Eli Russell Linnetz: Doing an installation at Dover Street Market isn’t like any other store or space in the world. They give you measurements and say: ‘This is your land. Create what you want.’ I think that’s such a great representation of art and culture because it’s all these artists that are being thrown together without any knowledge of one another, but who ultimately have respect for each other. In the end, it creates this weird collage of what these people who have been chosen to be in Dover Street Market feel at that exact moment in time.

In my space, there’s texture, colour, harmony, proportion, and scale. It’s a really laid-back, isolated space, then you get closer, and there’s Jordan Wolfson artwork all around it.

How does the collection fit into your larger body of work?

Eli Russell Linnetz: Everything I do is sort of this manic emotional gut reaction to the things that are right in from of me. So, sometimes that comes out in a clothing line, or a video, or a TV show. My job is just to react to the world around me and everyone else can judge or view that how they want.

It might be something that comes off as very simple or plain but there’s a million decisions that go into making something so simple and straightforward.
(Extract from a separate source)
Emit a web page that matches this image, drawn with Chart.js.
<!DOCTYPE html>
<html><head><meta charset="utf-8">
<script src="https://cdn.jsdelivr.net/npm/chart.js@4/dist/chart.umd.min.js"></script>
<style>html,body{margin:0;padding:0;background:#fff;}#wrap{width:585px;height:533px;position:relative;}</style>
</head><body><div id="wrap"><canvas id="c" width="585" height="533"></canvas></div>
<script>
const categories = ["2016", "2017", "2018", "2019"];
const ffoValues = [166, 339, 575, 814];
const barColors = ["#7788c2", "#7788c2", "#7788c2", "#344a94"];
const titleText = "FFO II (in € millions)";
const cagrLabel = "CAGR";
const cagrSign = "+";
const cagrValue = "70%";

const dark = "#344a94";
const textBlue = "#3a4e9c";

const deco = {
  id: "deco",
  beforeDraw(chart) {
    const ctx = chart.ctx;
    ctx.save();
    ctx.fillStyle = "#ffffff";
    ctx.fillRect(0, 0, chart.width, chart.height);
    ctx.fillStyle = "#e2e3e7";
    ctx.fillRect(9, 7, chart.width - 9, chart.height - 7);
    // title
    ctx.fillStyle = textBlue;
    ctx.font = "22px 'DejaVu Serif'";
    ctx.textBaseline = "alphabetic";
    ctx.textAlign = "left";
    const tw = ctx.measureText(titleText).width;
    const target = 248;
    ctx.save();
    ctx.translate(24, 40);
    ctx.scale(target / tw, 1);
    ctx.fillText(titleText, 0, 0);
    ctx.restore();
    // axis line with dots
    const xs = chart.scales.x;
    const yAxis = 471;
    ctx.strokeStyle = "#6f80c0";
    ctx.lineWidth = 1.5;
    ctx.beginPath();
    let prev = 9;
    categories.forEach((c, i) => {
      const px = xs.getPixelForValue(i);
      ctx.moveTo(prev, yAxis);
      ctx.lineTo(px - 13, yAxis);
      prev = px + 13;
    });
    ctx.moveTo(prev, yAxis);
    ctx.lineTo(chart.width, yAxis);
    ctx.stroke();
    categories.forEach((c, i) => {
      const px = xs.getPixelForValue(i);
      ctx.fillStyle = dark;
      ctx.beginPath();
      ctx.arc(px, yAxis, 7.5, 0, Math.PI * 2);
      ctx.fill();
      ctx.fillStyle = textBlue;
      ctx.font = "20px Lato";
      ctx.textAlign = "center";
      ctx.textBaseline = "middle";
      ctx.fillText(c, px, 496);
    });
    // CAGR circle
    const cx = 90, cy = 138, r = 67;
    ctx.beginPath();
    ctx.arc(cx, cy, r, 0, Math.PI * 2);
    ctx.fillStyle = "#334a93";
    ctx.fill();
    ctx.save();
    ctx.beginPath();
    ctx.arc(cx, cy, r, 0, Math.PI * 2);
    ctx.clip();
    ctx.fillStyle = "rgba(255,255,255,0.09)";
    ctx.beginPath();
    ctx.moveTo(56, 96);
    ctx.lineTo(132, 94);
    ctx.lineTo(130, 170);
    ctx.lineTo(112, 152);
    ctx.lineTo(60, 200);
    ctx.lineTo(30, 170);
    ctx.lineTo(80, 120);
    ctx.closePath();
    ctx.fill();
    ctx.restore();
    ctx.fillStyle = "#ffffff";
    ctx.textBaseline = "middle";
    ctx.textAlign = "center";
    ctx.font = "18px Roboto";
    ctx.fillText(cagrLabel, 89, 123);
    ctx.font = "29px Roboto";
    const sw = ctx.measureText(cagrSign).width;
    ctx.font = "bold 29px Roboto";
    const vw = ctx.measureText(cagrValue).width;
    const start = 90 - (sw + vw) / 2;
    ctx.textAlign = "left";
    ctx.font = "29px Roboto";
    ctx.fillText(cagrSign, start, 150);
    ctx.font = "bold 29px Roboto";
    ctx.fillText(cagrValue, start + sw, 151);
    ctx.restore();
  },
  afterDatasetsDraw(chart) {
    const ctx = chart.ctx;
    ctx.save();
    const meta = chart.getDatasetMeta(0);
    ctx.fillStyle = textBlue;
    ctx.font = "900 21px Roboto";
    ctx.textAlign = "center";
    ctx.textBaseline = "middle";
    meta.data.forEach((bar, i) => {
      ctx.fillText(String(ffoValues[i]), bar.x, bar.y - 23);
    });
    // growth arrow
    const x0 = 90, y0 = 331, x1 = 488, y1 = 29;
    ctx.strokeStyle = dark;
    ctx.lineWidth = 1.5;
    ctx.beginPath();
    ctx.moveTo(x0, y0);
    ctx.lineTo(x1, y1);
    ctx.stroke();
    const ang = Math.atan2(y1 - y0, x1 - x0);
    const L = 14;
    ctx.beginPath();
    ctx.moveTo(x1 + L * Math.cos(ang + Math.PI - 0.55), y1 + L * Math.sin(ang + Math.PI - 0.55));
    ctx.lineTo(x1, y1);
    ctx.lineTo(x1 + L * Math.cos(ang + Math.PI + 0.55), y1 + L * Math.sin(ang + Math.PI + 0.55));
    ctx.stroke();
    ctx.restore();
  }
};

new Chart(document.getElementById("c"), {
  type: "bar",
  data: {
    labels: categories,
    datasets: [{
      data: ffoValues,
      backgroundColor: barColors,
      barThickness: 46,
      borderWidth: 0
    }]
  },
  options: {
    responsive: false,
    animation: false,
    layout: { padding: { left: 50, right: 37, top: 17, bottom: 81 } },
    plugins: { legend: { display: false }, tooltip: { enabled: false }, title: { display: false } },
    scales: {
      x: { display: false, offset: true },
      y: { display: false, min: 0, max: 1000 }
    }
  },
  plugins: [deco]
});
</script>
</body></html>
All the video and photography I do exists in this pop space, so I really wanted to capture those layers and that essence I put into my other work and make it into something that people could wear – and we sold out the first weekend.

What’s next for you?

Eli Russell Linnetz: I’ve got a couple of TV shows I’m developing right now, which is exciting, and I’m focused on my work with Gaga. This year has been a crazy one for me, between working with the Wests on campaigns and videos, and working with Gaga. I co-produced Kanye and Kid Cudi’s Kids See Ghosts  and Teyana Taylor’s debut album, too.

I’ve been running really hard this year, but sometimes that’s good, because when you run really hard, you don’t have time to stop and second guess yourself. You just have to produce something and be done with it, and that’s what I did at Dover Street. I met Rei and she didn’t say much to me, but she walked through the installation and said, ‘You know, Eli means ‘genius’ in Japanese.’ I’ll take that.